→ **What you need to do**: Take the lines from the beginning of the material through the line containing "const fmt = d" and retype them exactly, leaving the pictures out.

#### Source excerpt ####

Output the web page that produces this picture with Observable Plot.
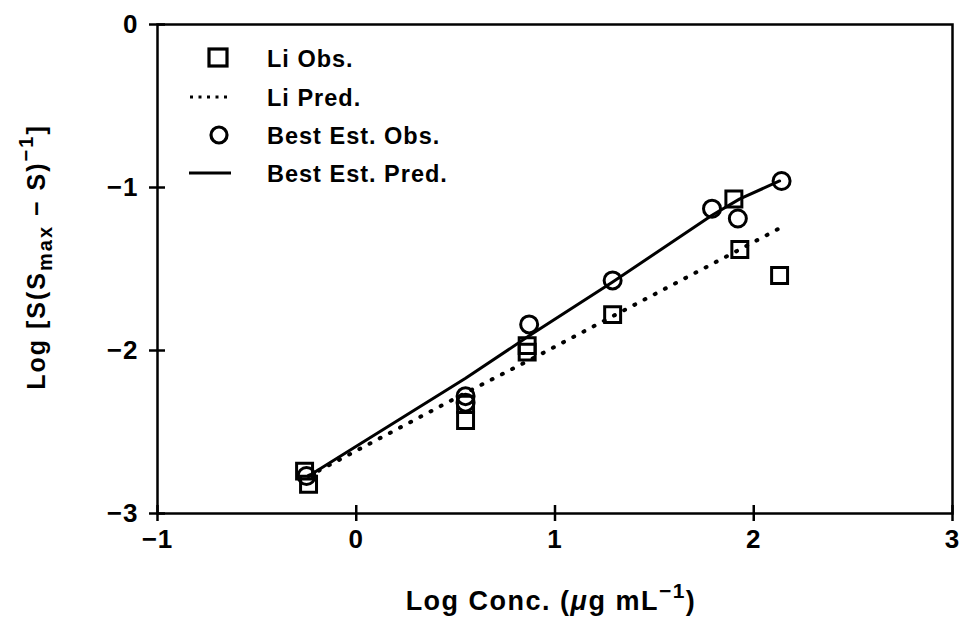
<!DOCTYPE html>
<html><head><meta charset="utf-8">
<script src="https://cdn.jsdelivr.net/npm/d3@7"></script>
<script src="https://cdn.jsdelivr.net/npm/@observablehq/plot@0.6"></script>
<style>
body{margin:0;background:#fff}
#chart svg{font-family:"Liberation Sans",Arial,sans-serif;font-weight:bold}
</style>
</head><body><div id="chart"></div>
<script>
// Li observed (squares)
const liObsX = [-0.26, -0.24, 0.55, 0.55, 0.86, 0.86, 1.29, 1.90, 1.93, 2.13];
const liObsY = [-2.74, -2.82, -2.33, -2.43, -1.97, -2.01, -1.78, -1.07, -1.38, -1.54];
// Li predicted (dotted)
const liPredX = [-0.24, 0.55, 0.87, 1.29, 1.93, 2.13];
const liPredY = [-2.77, -2.26, -2.06, -1.79, -1.38, -1.25];
// Best estimate observed (circles)
const bestObsX = [-0.25, 0.55, 0.55, 0.87, 1.29, 1.79, 1.92, 2.14];
const bestObsY = [-2.77, -2.28, -2.32, -1.84, -1.57, -1.13, -1.19, -0.96];
// Best estimate predicted (solid)
const bestPredX = [-0.24, 0.55, 0.87, 1.29, 1.79, 1.93, 2.13];
const bestPredY = [-2.77, -2.17, -1.91, -1.58, -1.17, -1.07, -0.96];

const xTicks = [-1, 0, 1, 2, 3];
const yTicks = [-3, -2, -1, 0];
const legendLabels = ["Li Obs.", "Li Pred.", "Best Est. Obs.", "Best Est. Pred."];

const zip = (xs, ys) => xs.map((x, i) => ({x, y: ys[i]}));
const liObs = zip(liObsX, liObsY);
const liPred = zip(liPredX, liPredY);
const bestObs = zip(bestObsX, bestObsY);
const bestPred = zip(bestPredX, bestPredY);

const fmt = d => d < 0 ? "\u2212" + Math.abs(d) : String(d);

const chart = Plot.plot({
  width: 961,
  height: 617,
  marginLeft: 157,
  marginRight: 9,
  marginTop: 24,
  marginBottom: 104,
  style: {fontSize: "26px", fontFamily: "'Liberation Sans', Arial, sans-serif", fontWeight: "bold", background: "#fff", letterSpacing: "1px"},
  x: {domain: [-1, 3]},
  y: {domain: [-3, 0]},
  marks: [
    Plot.frame({stroke: "#000", strokeWidth: 2.5}),
    Plot.axisX(xTicks, {tickSize: 16, dy: -8, tickFormat: () => "", label: null, strokeWidth: 2.5}),
    Plot.axisX(xTicks, {tickSize: 0, tickPadding: 16, tickFormat: fmt, label: null}),
    Plot.axisY(yTicks, {tickSize: 16, dx: 8, tickFormat: () => "", label: null, strokeWidth: 2.5}),
    Plot.axisY(yTicks, {tickSize: 0, tickPadding: 19, tickFormat: fmt, label: null}),
    Plot.line(liPred, {x: "x", y: "y", stroke: "#000", strokeWidth: 4, strokeDasharray: "1,10.5", strokeLinecap: "round"}),
    Plot.line(bestPred, {x: "x", y: "y", stroke: "#000", strokeWidth: 3}),
    Plot.dot(liObs, {x: "x", y: "y", symbol: "square", r: 9, stroke: "#000", strokeWidth: 3, fill: "none"}),
    Plot.dot(bestObs, {x: "x", y: "y", symbol: "circle", r: 8.5, stroke: "#000", strokeWidth: 3, fill: "none"})
  ]
});
document.getElementById("chart").appendChild(chart);

const svg = d3.select(chart);

// Legend
const lg = svg.append("g");
const rowsY = [58, 97, 135, 173];
lg.append("rect").attr("x", 209).attr("y", rowsY[0] - 9).attr("width", 18).attr("height", 17)
  .attr("fill", "none").attr("stroke", "#000").attr("stroke-width", 3.2);
lg.append("line").attr("x1", 190).attr("x2", 230).attr("y1", rowsY[1]).attr("y2", rowsY[1])
  .attr("stroke", "#000").attr("stroke-width", 3).attr("stroke-dasharray", "3,5.5");
lg.append("circle").attr("cx", 219).attr("cy", rowsY[2]).attr("r", 8)
  .attr("fill", "none").attr("stroke", "#000").attr("stroke-width", 3.2);
lg.append("line").attr("x1", 189).attr("x2", 231).attr("y1", rowsY[3]).attr("y2", rowsY[3])
  .attr("stroke", "#000").attr("stroke-width", 3);
legendLabels.forEach((t, i) => {
  lg.append("text").attr("x", 267).attr("y", rowsY[i] + 8.5).attr("text-anchor", "start")
    .attr("font-size", 23.5).attr("letter-spacing", 1).attr("font-weight", "bold").attr("fill", "#000").text(t);
});

// X axis title
const xt = svg.append("text").attr("x", 551).attr("y", 610).attr("text-anchor", "middle")
  .attr("font-size", 27).attr("letter-spacing", 1.5).attr("font-weight", "bold").attr("fill", "#000");
xt.append("tspan").text("Log Conc. (");
xt.append("tspan").attr("font-style", "italic").text("\u03bc");
xt.append("tspan").text("g mL");
xt.append("tspan").attr("dy", -12).attr("font-size", 21).text("\u22121");
xt.append("tspan").attr("dy", 12).text(")");

// Y axis title
const yt = svg.append("text").attr("transform", "translate(45,257) rotate(-90)")
  .attr("text-anchor", "middle").attr("font-size", 25).attr("letter-spacing", 2).attr("font-weight", "bold").attr("fill", "#000");
yt.append("tspan").text("Log [S(S");
yt.append("tspan").attr("dy", 7).attr("font-size", 20).text("max");
yt.append("tspan").attr("dy", -7).text(" \u2212 S)");
yt.append("tspan").attr("dy", -12).attr("font-size", 20).text("\u22121");
yt.append("tspan").attr("dy", 12).text("]");
</script>
</body></html>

####

→ **Task response**:
Output the web page that produces this picture with Observable Plot.
<!DOCTYPE html>
<html><head><meta charset="utf-8">
<script src="https://cdn.jsdelivr.net/npm/d3@7"></script>
<script src="https://cdn.jsdelivr.net/npm/@observablehq/plot@0.6"></script>
<style>
body{margin:0;background:#fff}
#chart svg{font-family:"Liberation Sans",Arial,sans-serif;font-weight:bold}
</style>
</head><body><div id="chart"></div>
<script>
// Li observed (squares)
const liObsX = [-0.26, -0.24, 0.55, 0.55, 0.86, 0.86, 1.29, 1.90, 1.93, 2.13];
const liObsY = [-2.74, -2.82, -2.33, -2.43, -1.97, -2.01, -1.78, -1.07, -1.38, -1.54];
// Li predicted (dotted)
const liPredX = [-0.24, 0.55, 0.87, 1.29, 1.93, 2.13];
const liPredY = [-2.77, -2.26, -2.06, -1.79, -1.38, -1.25];
// Best estimate observed (circles)
const bestObsX = [-0.25, 0.55, 0.55, 0.87, 1.29, 1.79, 1.92, 2.14];
const bestObsY = [-2.77, -2.28, -2.32, -1.84, -1.57, -1.13, -1.19, -0.96];
// Best estimate predicted (solid)
const bestPredX = [-0.24, 0.55, 0.87, 1.29, 1.79, 1.93, 2.13];
const bestPredY = [-2.77, -2.17, -1.91, -1.58, -1.17, -1.07, -0.96];

const xTicks = [-1, 0, 1, 2, 3];
const yTicks = [-3, -2, -1, 0];
const legendLabels = ["Li Obs.", "Li Pred.", "Best Est. Obs.", "Best Est. Pred."];

const zip = (xs, ys) => xs.map((x, i) => ({x, y: ys[i]}));
const liObs = zip(liObsX, liObsY);
const liPred = zip(liPredX, liPredY);
const bestObs = zip(bestObsX, bestObsY);
const bestPred = zip(bestPredX, bestPredY);

const fmt = d => d < 0 ? "\u2212" + Math.abs(d) : String(d);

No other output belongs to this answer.